Market Notes, 6th August 2020

Published: Thu 06 August 2020
Updated: Tue 22 November 2022
By steve

In markets.

tags: journal

Market notes

Risk on day, which really means currency debasement day. I didn’t check every asset class, but commodities generally up. Bonds and equities pretty flat. Things seem dangerously quiet, but we are in the dog days of summer.

Trading ideas

David Einhorn, who is very sceptical about $TSLA thinks that inflation will take off. He has taken a direct exposure to CPI via inflation swaps, a strategy not available to the retail investor. The article points out that simply shorting bonds does not work when the Fed is buying them hand over fist.

An interesting nugget is that he’s buying an air freight company, $AAWW. The idea is simple: most freight is carried in the bellies of passenger planes. If these are not flying, then specialist air freight firms will clean up. In theory!! And, of course, the stock is up 250% from its lows, so it’s probably not the right time to buy, as how difficult can it be to convert a passenger jet to flying freight? It’s not as though we have a shortage of baggage handling capacity or pilots!

I want to be bullish on Natural Gas. It’s a clean fuel (relative to oil or coal), it’s CO2 footprint is smaller, it’s easily transportable in pipes or tankers (OK, the latter are pricey compared to oil tankers, but many exist), “clean” energy tends to be very intermittent, and it seems to me that the only source of power that is sufficiently flexible to close the gap is gas (and CCGT generation in particular). However, this article makes the case that as soon as though production of gas looks as though it will get into balance with demand, cheap funds flow in and wreck everything. Maybe this time is different, and the Private Equity guys got burned once too often. We shall see.

Ask not for whom the IMF toils

It works for Wall Street, not for you, for the Argentinian taxpayer (although, I guess, he has a slight benefit).

Closing bell

The FX market never closes, but the equities markets do, thank God. No great moves, but the AUD seems to be going up against everything. This may be explained by a strong rally in many commodities, especially silver, which was up 7.8% in USD terms. $CVNA shot up insanely, although I read that it cratered a bit after hours. These fraud stocks need to be avoided in this market as they are like unexploded bombs. My list is here, although I don’t know that any are actual frauds: they are just stocks which some commentators have suggested have some sort of fraud going on. I have absolutely no idea whether the suggestions are true or not: I am certainly not going to trade on the basis of such a suggestion.

Worth listening to

I listened to Grant Williams talking to Michael Green. Green’s thesis is that markets have changed because of the rise of passive investing. The massive flows into passive funds changes totally the way that prices respond to flows. One thing I had not realized is that stock borrowing is now much, much cheaper than it used to be, because these huge passive funds that charge essentially zero management fees make all their money by lending out the stock they own. Green made some interesting points about option trading and pricing, and the relationship between option pricing and the Efficient Market Hypothesis. He also had some interesting comments on Jim Simon’s biggest problem running the Medallion Fund, but you have to listen to the whole thing because it’s packed with revelations.

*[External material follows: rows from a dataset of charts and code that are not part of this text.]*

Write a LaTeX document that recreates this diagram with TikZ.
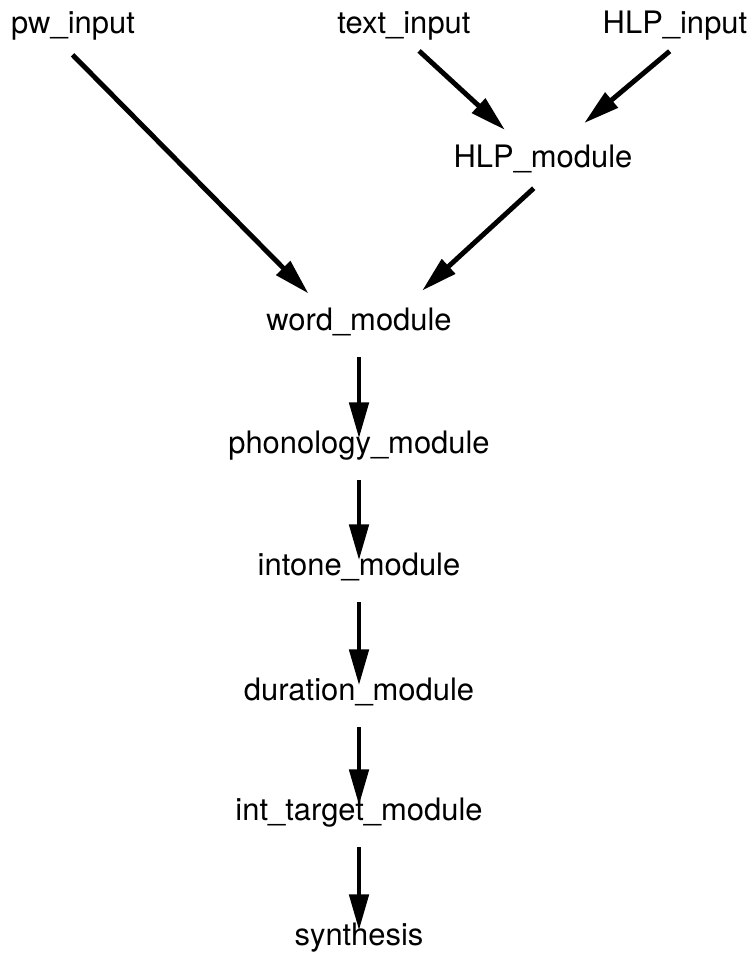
\documentclass[tikz,border=0pt]{standalone}
\usepackage{fontspec}
\setmainfont{TeX Gyre Heros}
\usetikzlibrary{arrows.meta}

\begin{document}
\begin{tikzpicture}[font=\fontsize{17.6}{20}\selectfont,
  lbl/.style={anchor=base,inner sep=0pt,text height=0.7em,text depth=0.21em},
  flow/.style={line width=2.8pt,-{Triangle[length=0.72cm,width=0.38cm]}}]
  \useasboundingbox (0,0) rectangle (15.04,-19.16);
  % inputs
  \node[lbl] (pw)     at (1.46,-0.66)  {pw\_input};
  \node[lbl] (text)   at (8.08,-0.66)  {text\_input};
  \node[lbl] (hlpin)  at (13.5,-0.66)  {HLP\_input};
  \node[lbl] (hlpmod) at (10.86,-3.34) {HLP\_module};
  % module chain
  \foreach \n/\y/\t in {word/6.60/word\_module,phon/9.06/phonology\_module,
      intone/11.50/intone\_module,dur/14.00/duration\_module,
      inttgt/16.40/int\_target\_module,synth/18.90/synthesis}
    \node[lbl] (\n) at (7.18,-\y) {\t};
  % arrows
  \draw[flow,shorten <=0.5cm,shorten >=0.67cm] ([xshift=-0.36cm]pw.south) -- ([xshift=-0.54cm]word.north);
  \draw[flow,shorten <=0.41cm,shorten >=0.72cm] (text.south) -- ([xshift=-0.23cm]hlpmod.north);
  \draw[flow,shorten <=0.44cm,shorten >=0.97cm] ([xshift=0.23cm]hlpin.south) -- ([xshift=0.08cm]hlpmod.north);
  \draw[flow,shorten <=0.51cm,shorten >=0.79cm] ([xshift=0.19cm]hlpmod.south) -- ([xshift=0.68cm]word.north);
  \foreach \a/\b in {word/phon,phon/intone,intone/dur,dur/inttgt,inttgt/synth}
    \draw[flow,shorten <=0.46cm,shorten >=0.04cm] (\a) -- (\b);
\end{tikzpicture}
\end{document}
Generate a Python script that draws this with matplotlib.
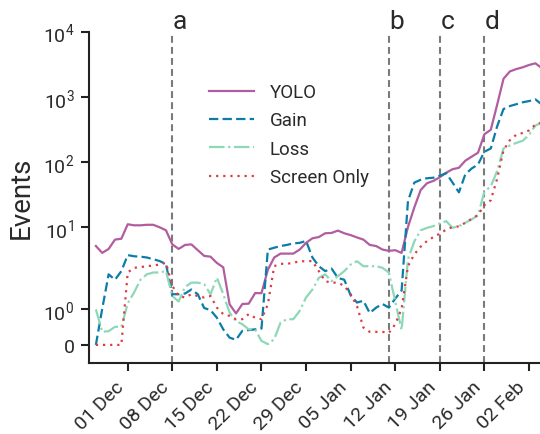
import matplotlib
matplotlib.use("Agg")
import matplotlib.pyplot as plt
import matplotlib.dates as mdates
import matplotlib.transforms as mtransforms
import numpy as np
import pandas as pd

plt.rcParams['font.family'] = ['Roboto', 'DejaVu Sans']
plt.rcParams['font.weight'] = 'normal'
plt.rcParams['mathtext.fontset'] = 'custom'
plt.rcParams['mathtext.rm'] = 'Roboto'
plt.rcParams['mathtext.it'] = 'Roboto:italic'
plt.rcParams['mathtext.bf'] = 'Roboto:bold'

# ---------------- data ----------------
dates = pd.date_range('2019-11-26', '2020-02-04', freq='D')

yolo = [5.1, 4.0, 4.6, 6.4, 6.6,
        11.0, 10.6, 10.6, 10.8, 10.8, 9.9, 8.9, 5.4, 4.6, 5.3,
        5.4, 4.4, 3.6, 3.5, 2.8, 2.4, 1.12, 0.87, 1.13, 1.14,
        1.43, 1.43, 2.2, 3.4, 3.9, 3.9, 3.9, 4.5, 5.7, 6.7,
        7.0, 8.0, 8.1, 8.8, 8.0, 7.5, 6.9, 6.4, 5.3, 5.1,
        4.5, 4.3, 4.4, 4.0, 10.0, 20.0, 37.0, 47.0, 51.0, 58.0,
        68.0, 77.0, 81.0, 104.0, 120.0, 138.0, 265.0, 310.0, 750.0, 1880.0,
        2440.0, 2650.0, 2820.0, 3060.0, 3250.0, 2750.0]

gain = [0.0, 1.0, 1.95, 1.8, 2.1,
        3.7, 3.55, 3.5, 3.4, 3.2, 3.0, 2.7, 1.4, 1.4, 1.42,
        1.53, 1.4, 1.02, 0.96, 0.75, 0.43, 0.2, 0.14, 0.39, 0.41,
        0.43, 0.45, 4.5, 4.8, 5.1, 5.3, 5.6, 5.7, 6.1, 3.4,
        2.5, 2.1, 2.3, 1.85, 1.8, 1.37, 1.17, 1.22, 0.88, 1.03,
        1.13, 1.03, 1.28, 1.5, 25.0, 48.0, 53.0, 56.0, 57.0, 61.0,
        67.0, 48.0, 34.0, 64.0, 79.0, 91.0, 143.0, 160.0, 350.0, 646.0,
        717.0, 765.0, 819.0, 855.0, 910.0, 760.0]

loss = [0.98, 0.36, 0.38, 0.5, 0.5,
        1.15, 1.45, 1.8, 1.95, 2.0, 2.0, 2.1, 1.35, 1.2, 1.6,
        1.72, 1.72, 1.68, 1.4, 1.86, 1.4, 0.89, 0.66, 0.57, 0.43,
        0.43, 0.11, 0.02, 0.16, 0.62, 0.71, 0.71, 0.94, 1.31, 1.53,
        1.85, 1.95, 1.76, 1.9, 2.1, 2.65, 2.98, 2.5, 2.5, 2.5,
        2.36, 2.0, 1.2, 0.41, 3.2, 6.0, 8.9, 9.7, 10.3, 11.3,
        12.3, 9.7, 10.3, 11.6, 13.1, 15.1, 35.0, 42.0, 72.0, 160.0,
        178.0, 195.0, 210.0, 258.0, 360.0, 400.0]

screen = [0.0, 0.0, 0.0, 0.0, 0.0,
          2.0, 2.36, 2.42, 2.5, 2.56, 2.65, 2.82, 1.63, 1.35, 1.31,
          1.4, 1.35, 1.31, 1.35, 1.03, 0.85, 0.8, 0.71, 0.71, 0.85,
          0.75, 0.71, 1.12, 2.5, 2.72, 2.72, 2.82, 2.98, 2.98, 3.0,
          2.1, 1.76, 1.72, 1.72, 1.63, 1.4, 1.07, 0.48, 0.36, 0.36,
          0.36, 0.33, 0.57, 1.0, 2.5, 3.8, 5.0, 6.1, 7.0, 7.9,
          9.1, 10.0, 10.2, 11.6, 13.3, 15.3, 21.6, 25.7, 55.0, 150.0,
          215.0, 260.0, 277.0, 303.0, 372.0, 400.0]

series_names = ['YOLO', 'Gain', 'Loss', 'Screen Only']

event_dates = ['2019-12-08', '2020-01-11', '2020-01-19', '2020-01-26']
event_labels = ['a', 'b', 'c', 'd']

ytick_values = [0, 1, 10, 100, 1000, 10000]
ytick_labels = ['0', r'$\mathregular{10^{0}}$', r'$\mathregular{10^{1}}$',
                r'$\mathregular{10^{2}}$', r'$\mathregular{10^{3}}$',
                r'$\mathregular{10^{4}}$']
xtick_dates = pd.date_range('2019-12-01', '2020-02-02', freq='7D')

# ---------------- styles ----------------
colors = ['#b15d9f', '#0c7da8', '#8ed8b8', '#dc3c45']
styles = ['-', (0, (4.2, 1.9)), (0, (7.0, 1.6, 1.0, 1.6)), (0, (1.0, 2.2))]
text_color = '#2a2a2a'

fig = plt.figure(figsize=(5.4, 4.35), dpi=100)
ax = fig.add_axes([89 / 540, (435 - 364) / 435, 1 - 89 / 540, (364 - 32.5) / 435])

for vals, name, c, ls in zip([yolo, gain, loss, screen], series_names, colors, styles):
    ax.plot(dates, vals, color=c, linestyle=ls, linewidth=1.6, label=name,
            dash_capstyle='butt', solid_joinstyle='round')

ax.set_yscale('symlog', linthresh=2, linscale=1)
ax.set_ylim(-0.5, 1e4)
ax.set_yticks(ytick_values)
ax.set_yticklabels(ytick_labels)
ax.yaxis.set_minor_locator(matplotlib.ticker.NullLocator())

x0 = pd.Timestamp('2019-12-01')
ax.set_xlim(x0 - pd.Timedelta(days=6.08), x0 + pd.Timedelta(days=64.73))
ax.set_xticks(xtick_dates)
ax.xaxis.set_major_formatter(mdates.DateFormatter('%d %b'))
plt.setp(ax.get_xticklabels(), rotation=45, ha='right')

trans = mtransforms.blended_transform_factory(ax.transData, ax.transAxes)
for dt, lab in zip(event_dates, event_labels):
    ts = pd.Timestamp(dt)
    ax.axvline(ts, color='#7a7a7a', linestyle=(0, (3.3, 2.0)), linewidth=1.5, zorder=0)
    ax.text(ts + pd.Timedelta(hours=3), 1.011, lab, transform=trans, ha='left', va='baseline',
            fontsize=19, color=text_color, clip_on=False)

for s in ['top', 'right']:
    ax.spines[s].set_visible(False)
for s in ['left', 'bottom']:
    ax.spines[s].set_linewidth(1.5)
    ax.spines[s].set_color('#222222')

ax.tick_params(axis='both', which='major', length=5.5, width=1.5, color='#222222',
               labelsize=14, labelcolor=text_color, pad=5)
ax.set_ylabel('Events', fontsize=20, color=text_color, labelpad=6)

leg = ax.legend(loc='upper left', bbox_to_anchor=(0.228, 0.895), frameon=False,
                fontsize=13.5, handlelength=2.4, handletextpad=0.85, labelspacing=0.55)
for t in leg.get_texts():
    t.set_color(text_color)

fig.savefig('out.png', dpi=100)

I really think this idea is important. Maybe not quite as much as Mike Green does, but I think that the monotonic price behaviour of the SPX is a consequence of lock-step buying of all stocks as investors’ money moves from active to passive (as boomers cash out and millenials save more). The relative price behaviour of stocks is a function of the shape of the supply schedule for stock. The low free float of stocks like $TSLA and $AMZN must steepen this curve. The other factor, of course, is stock buybacks. With $AAPL, one of the most cash-generative companies on the planet, endlessly issuing debt to fund buybacks, (to neutralize the dilution that stock awards to insiders would otherwise cause), it’s hardly surprising that the stock price never goes down. It really doesn’t make any difference what it’s P/E ratio is.